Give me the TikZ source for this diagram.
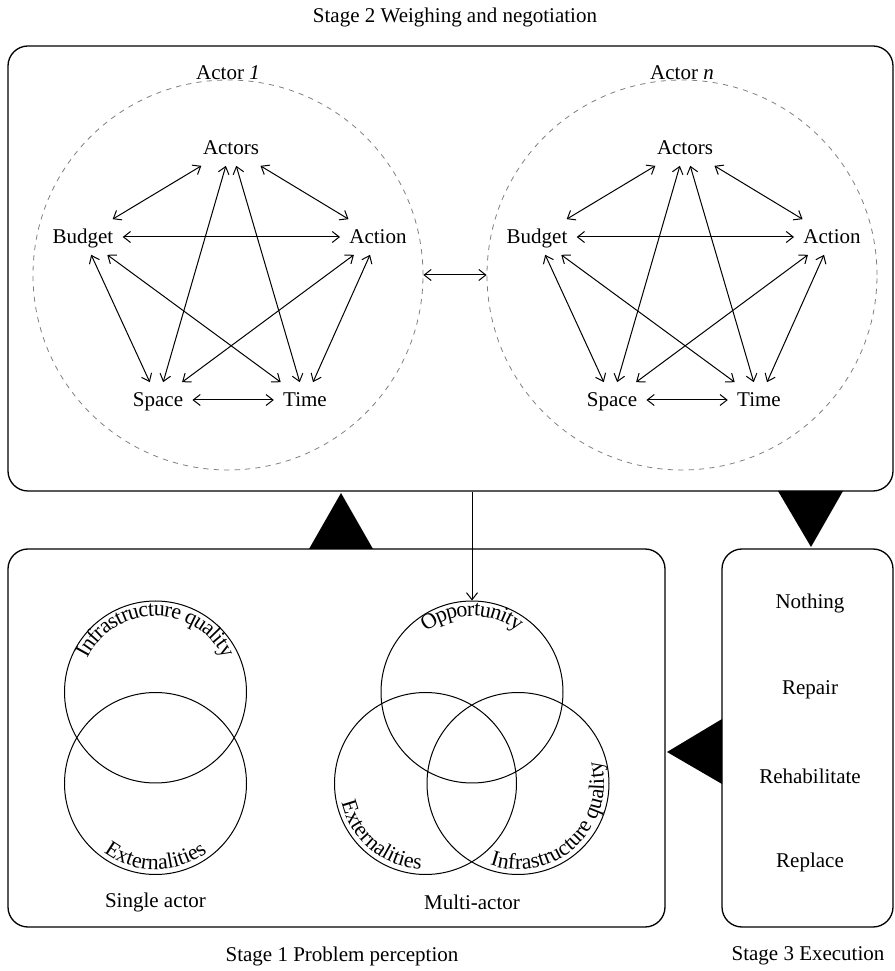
\documentclass[tikz,border=0pt]{standalone}
\usepackage{fontspec}
\setmainfont{Liberation Serif}
\usetikzlibrary{arrows.meta,decorations.text}

\tikzset{
  stagebox/.style={draw, rounded corners=10pt, line width=0.65pt, inner sep=0pt},
  actorring/.style={draw=gray, dash pattern=on 2.6pt off 2.6pt, line width=0.4pt, circle, minimum size=195pt, inner sep=0pt},
  venn/.style={draw, circle, minimum size=91pt, inner sep=0pt, line width=0.5pt},
  factor/.style={inner sep=4.5pt, text height=1.5ex, text depth=.25ex},
  link/.style={{Straight Barb[length=3.5pt,width=5.5pt]}-{Straight Barb[length=3.5pt,width=5.5pt]}, line width=0.5pt},
  tip/.style={-{Straight Barb[length=3.5pt,width=5.5pt]}, line width=0.5pt},
  rimtext/.style={decorate, decoration={text along path, text align=center, text={|\fontsize{11}{13}\selectfont|#1}}},
  rimtop/.style={decorate, decoration={text along path, text align=center, raise=-4pt, text={|\fontsize{11}{13}\selectfont|#1}}}
}

\begin{document}
\fontsize{10.5}{12.6}\selectfont
\begin{tikzpicture}[x=0.5pt, y=0.5pt]
\useasboundingbox (0,0) rectangle (895,971);

% Stage 2
\node[stagebox, minimum width=442.5pt, minimum height=222.5pt] (weigh) at (450.5,702.5) {};
\node (weightitle) at (455,954) {Stage 2 Weighing and negotiation};
\node[actorring] (a1) at (228,696) {};
\node[actorring] (an) at (682,696) {};
\node[inner sep=0pt] (a1name) at ([yshift=3.5pt]a1.north) {Actor \textit{1}};
\node[inner sep=0pt] (anname) at ([yshift=3.5pt]an.north) {Actor \textit{n}};
\draw[link] (a1) -- (an);

\foreach \c in {a1,an} {
  \node[factor] (\c-actors) at ([shift={(3,127)}]\c.center) {Actors};
  \node[factor] (\c-budget) at ([shift={(-145,38)}]\c.center) {Budget};
  \node[factor] (\c-action) at ([shift={(150,38)}]\c.center) {Action};
  \node[factor] (\c-space) at ([shift={(-70,-125)}]\c.center) {Space};
  \node[factor] (\c-time) at ([shift={(77,-125)}]\c.center) {Time};
  \foreach \u/\v in {budget/actors, actors/action, budget/action, actors/space, actors/time,
                     budget/space, budget/time, action/space, action/time, space/time}
    \draw[link] (\c-\u) -- (\c-\v);
}

% Stage 1
\node[stagebox, minimum width=328.5pt, minimum height=189pt] (percep) at (336.5,233) {};
\node (perceptitle) at (342,15) {Stage 1 Problem perception};
\node[venn] (sq) at (155.5,279) {};
\node[venn] (sx) at (155.5,187.5) {};
\node (single) at (155.5,69) {Single actor};
\node[venn] (mo) at (472,279) {};
\node[venn] (mx) at (425.5,187.5) {};
\node[venn] (mq) at (518,187.5) {};
\node (multi) at (472,69) {Multi-actor};

\path[rimtop=Infrastructure quality] ([shift={(180:84)}]sq.center) arc[start angle=180, end angle=0, radius=84];
\path[rimtext=Externalities] ([shift={(180:86)}]sx.center) arc[start angle=180, end angle=360, radius=86];
\path[rimtop=Opportunity] ([shift={(180:84)}]mo.center) arc[start angle=180, end angle=0, radius=84];
\path[rimtext=Externalities] ([shift={(140:86)}]mx.center) arc[start angle=140, end angle=320, radius=86];
\path[rimtext=Infrastructure quality] ([shift={(223:86)}]mq.center) arc[start angle=223, end angle=403, radius=86];

\draw[tip] (weigh.south -| mo) -- (mo);

% Stage 3
\node[stagebox, minimum width=85.5pt, minimum height=189pt] (exec) at (807.5,233) {};
\node (exectitle) at (808,15) {Stage 3 Execution};
\node (nothing) at (810,368) {Nothing};
\node (repair) at (810,281) {Repair};
\node (rehab) at (810,195) {Rehabilitate};
\node (replace) at (810,109) {Replace};

% flow between stages
\fill (309,422) -- (341,478) -- (373,422) -- cycle;
\fill (778,480) -- (811,424) -- (843,480) -- cycle;
\fill (722,252) -- (667,219) -- (722,187) -- cycle;
\end{tikzpicture}
\end{document}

· · · · ·

◆ Task to carry out ◆
Write the full listing out again with every line unchanged, but include no pictures.

◆ Answer below ◆
Give me the TikZ source for this diagram.
\documentclass[tikz,border=0pt]{standalone}
\usepackage{fontspec}
\setmainfont{Liberation Serif}
\usetikzlibrary{arrows.meta,decorations.text}

\tikzset{
  stagebox/.style={draw, rounded corners=10pt, line width=0.65pt, inner sep=0pt},
  actorring/.style={draw=gray, dash pattern=on 2.6pt off 2.6pt, line width=0.4pt, circle, minimum size=195pt, inner sep=0pt},
  venn/.style={draw, circle, minimum size=91pt, inner sep=0pt, line width=0.5pt},
  factor/.style={inner sep=4.5pt, text height=1.5ex, text depth=.25ex},
  link/.style={{Straight Barb[length=3.5pt,width=5.5pt]}-{Straight Barb[length=3.5pt,width=5.5pt]}, line width=0.5pt},
  tip/.style={-{Straight Barb[length=3.5pt,width=5.5pt]}, line width=0.5pt},
  rimtext/.style={decorate, decoration={text along path, text align=center, text={|\fontsize{11}{13}\selectfont|#1}}},
  rimtop/.style={decorate, decoration={text along path, text align=center, raise=-4pt, text={|\fontsize{11}{13}\selectfont|#1}}}
}

\begin{document}
\fontsize{10.5}{12.6}\selectfont
\begin{tikzpicture}[x=0.5pt, y=0.5pt]
\useasboundingbox (0,0) rectangle (895,971);

% Stage 2
\node[stagebox, minimum width=442.5pt, minimum height=222.5pt] (weigh) at (450.5,702.5) {};
\node (weightitle) at (455,954) {Stage 2 Weighing and negotiation};
\node[actorring] (a1) at (228,696) {};
\node[actorring] (an) at (682,696) {};
\node[inner sep=0pt] (a1name) at ([yshift=3.5pt]a1.north) {Actor \textit{1}};
\node[inner sep=0pt] (anname) at ([yshift=3.5pt]an.north) {Actor \textit{n}};
\draw[link] (a1) -- (an);

\foreach \c in {a1,an} {
  \node[factor] (\c-actors) at ([shift={(3,127)}]\c.center) {Actors};
  \node[factor] (\c-budget) at ([shift={(-145,38)}]\c.center) {Budget};
  \node[factor] (\c-action) at ([shift={(150,38)}]\c.center) {Action};
  \node[factor] (\c-space) at ([shift={(-70,-125)}]\c.center) {Space};
  \node[factor] (\c-time) at ([shift={(77,-125)}]\c.center) {Time};
  \foreach \u/\v in {budget/actors, actors/action, budget/action, actors/space, actors/time,
                     budget/space, budget/time, action/space, action/time, space/time}
    \draw[link] (\c-\u) -- (\c-\v);
}

% Stage 1
\node[stagebox, minimum width=328.5pt, minimum height=189pt] (percep) at (336.5,233) {};
\node (perceptitle) at (342,15) {Stage 1 Problem perception};
\node[venn] (sq) at (155.5,279) {};
\node[venn] (sx) at (155.5,187.5) {};
\node (single) at (155.5,69) {Single actor};
\node[venn] (mo) at (472,279) {};
\node[venn] (mx) at (425.5,187.5) {};
\node[venn] (mq) at (518,187.5) {};
\node (multi) at (472,69) {Multi-actor};

\path[rimtop=Infrastructure quality] ([shift={(180:84)}]sq.center) arc[start angle=180, end angle=0, radius=84];
\path[rimtext=Externalities] ([shift={(180:86)}]sx.center) arc[start angle=180, end angle=360, radius=86];
\path[rimtop=Opportunity] ([shift={(180:84)}]mo.center) arc[start angle=180, end angle=0, radius=84];
\path[rimtext=Externalities] ([shift={(140:86)}]mx.center) arc[start angle=140, end angle=320, radius=86];
\path[rimtext=Infrastructure quality] ([shift={(223:86)}]mq.center) arc[start angle=223, end angle=403, radius=86];

\draw[tip] (weigh.south -| mo) -- (mo);

% Stage 3
\node[stagebox, minimum width=85.5pt, minimum height=189pt] (exec) at (807.5,233) {};
\node (exectitle) at (808,15) {Stage 3 Execution};
\node (nothing) at (810,368) {Nothing};
\node (repair) at (810,281) {Repair};
\node (rehab) at (810,195) {Rehabilitate};
\node (replace) at (810,109) {Replace};

% flow between stages
\fill (309,422) -- (341,478) -- (373,422) -- cycle;
\fill (778,480) -- (811,424) -- (843,480) -- cycle;
\fill (722,252) -- (667,219) -- (722,187) -- cycle;
\end{tikzpicture}
\end{document}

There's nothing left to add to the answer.